Boeing Is Closing This Major Facility Three Months Early


Boeing Co. (NYSE:BA) revealed on Monday that it would be shuttering its C-17 production facility in Long Beach, California, three months ahead of schedule, now closing the plant in mid-2015 because of “current market trends and the timing of expected orders,” the Los Angeles Times reports.

As a result, Boeing said it is prepared to write down $50 million in accounting charges in the first quarter. The plant is 1.1 million square feet in size and produces the  behemoth C-17 Globemaster III, a four-engined cargo jet that can carry 60-ton tanks, personnel, and medical gear transcontinentally, and has the added ability of being able to take advantage of short runways.

The C-17 was first contracted by the Air Force in 1981, and took its first flight under the moniker of T-1 in 1991. Though the U.S. Air Force has received its last C-17 jet, Boeing still has a couple of foreign orders to fulfill before it shuts the facility down for good. The plant currently employs around 2,200 people.

According to the Los Angeles Times, ”the plant is one of the last vestiges of an era in which aviation and aerospace helped build Southern California’s middle class, and it was a major employer in Long Beach for decades,” the publication said. The company has already began reducing the workforce at the plant, and it plans to continue the cuts through closure. Boeing first announced its intentions to close the plant in September.
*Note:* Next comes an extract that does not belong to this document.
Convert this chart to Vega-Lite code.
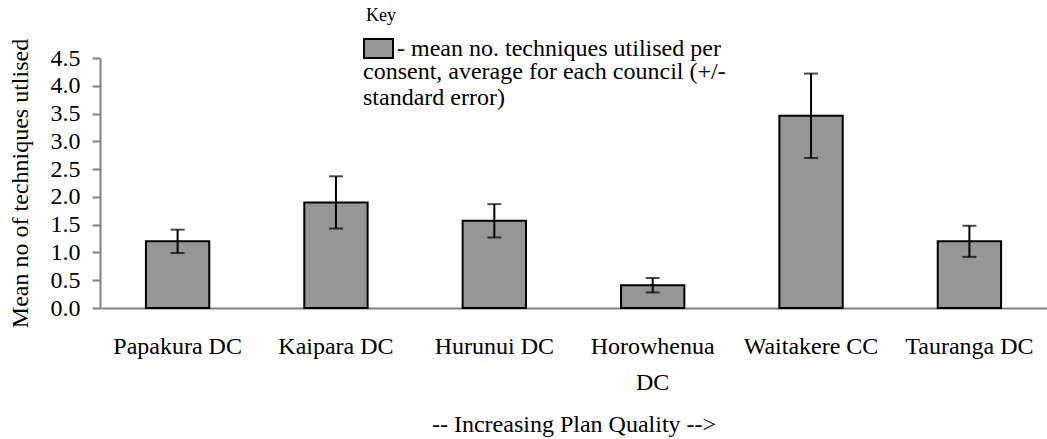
{
  "$schema": "https://vega.github.io/schema/vega-lite/v6.json",
  "width": 947,
  "height": 250,
  "autosize": "none",
  "padding": {"left": 100, "top": 58, "right": 0, "bottom": 131},
  "background": "white",
  "title": {
    "text": "Key",
    "anchor": "start",
    "frame": "group",
    "dx": 266,
    "offset": 8,
    "fontSize": 18,
    "fontWeight": "normal",
    "font": "Liberation Serif",
    "color": "black"
  },
  "data": {
    "values": [
      {"council": "Papakura DC", "mean": 1.2, "se": 0.21, "series": "- mean no. techniques utilised per"},
      {"council": "Kaipara DC", "mean": 1.9, "se": 0.47, "series": "- mean no. techniques utilised per"},
      {"council": "Hurunui DC", "mean": 1.57, "se": 0.3, "series": "- mean no. techniques utilised per"},
      {"council": "Horowhenua DC", "mean": 0.41, "se": 0.13, "series": "- mean no. techniques utilised per"},
      {"council": "Waitakere CC", "mean": 3.46, "se": 0.76, "series": "- mean no. techniques utilised per"},
      {"council": "Tauranga DC", "mean": 1.2, "se": 0.28, "series": "- mean no. techniques utilised per"}
    ]
  },
  "encoding": {
    "x": {
      "field": "council",
      "type": "nominal",
      "sort": null,
      "scale": {"paddingInner": 0.6, "paddingOuter": 0.29},
      "axis": {
        "title": "-- Increasing Plan Quality -->",
        "titleFontSize": 24,
        "titleFontWeight": "normal",
        "titleColor": "black",
        "titlePadding": 18,
        "labelAngle": 0,
        "labelFontSize": 24,
        "labelColor": "black",
        "labelPadding": 26,
        "labelLineHeight": 36,
        "labelLimit": 300,
        "labelOverlap": false,
        "labelExpr": "datum.value == 'Horowhenua DC' ? ['Horowhenua', 'DC'] : datum.value",
        "ticks": false,
        "domainColor": "#808080",
        "domainWidth": 2,
        "grid": false
      }
    },
    "y": {
      "field": "mean",
      "type": "quantitative",
      "title": "Mean no of techniques utlised",
      "scale": {"domain": [0, 4.5], "nice": false},
      "axis": {
        "titleFontSize": 24,
        "titleFontWeight": "normal",
        "titleColor": "black",
        "titlePadding": 18,
        "values": [0, 0.5, 1, 1.5, 2, 2.5, 3, 3.5, 4, 4.5],
        "format": ".1f",
        "labelOverlap": false,
        "labelFontSize": 24,
        "labelColor": "black",
        "labelPadding": 12,
        "tickSize": 8,
        "tickColor": "#808080",
        "tickWidth": 2,
        "domainColor": "#808080",
        "domainWidth": 2,
        "grid": false
      }
    }
  },
  "layer": [
    {
      "mark": {"type": "bar", "stroke": "black", "strokeWidth": 2},
      "encoding": {
        "color": {
          "field": "series",
          "type": "nominal",
          "scale": {"range": ["#969696"]},
          "legend": {
            "orient": "none",
            "legendX": 263,
            "legendY": -25,
            "title": ["consent, average for each council (+/-", "standard error)"],
            "titleOrient": "bottom",
            "titleAnchor": "start",
            "titleFontSize": 24,
            "titleFontWeight": "normal",
            "titleColor": "black",
            "titleLineHeight": 26,
            "titlePadding": -2,
            "titleLimit": 600,
            "labelFontSize": 24,
            "labelColor": "black",
            "labelLimit": 600,
            "labelOffset": 3,
            "symbolType": "M-1,-0.655H1V0.655H-1Z",
            "symbolSize": 841,
            "symbolStrokeColor": "black",
            "symbolStrokeWidth": 2,
            "symbolOpacity": 1
          }
        }
      }
    },
    {
      "mark": {
        "type": "errorbar",
        "ticks": {"size": 14, "thickness": 2, "color": "black"},
        "rule": {"strokeWidth": 2, "color": "black"}
      },
      "encoding": {
        "yError": {"field": "se"}
      }
    }
  ],
  "config": {
    "font": "Liberation Serif",
    "view": {"stroke": null}
  }
}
Boeing built 223 C-17s for the Air Force, the last of which was delivered about a week prior to the announcement of the plant’s fate. As of yet, there are no plans to start a new manufacturing program at the facility.

“Boeing has said some workers may be moved to other jobs inside the company, but many will have to enter a still-tough job market, with unemployment at 8.7 percent in Los Angeles County,” the Times said.

Boeing has been moving operations into South Carolina, where it’s working on ramping up production of the Dreamliner commercial aircraft. Its facility in Everett, Washington, has also seen its share of drama this year, as workers and Boeing are at odds over union contracts that resulted in Boeing threatening to pull its manufacturing operations from the state.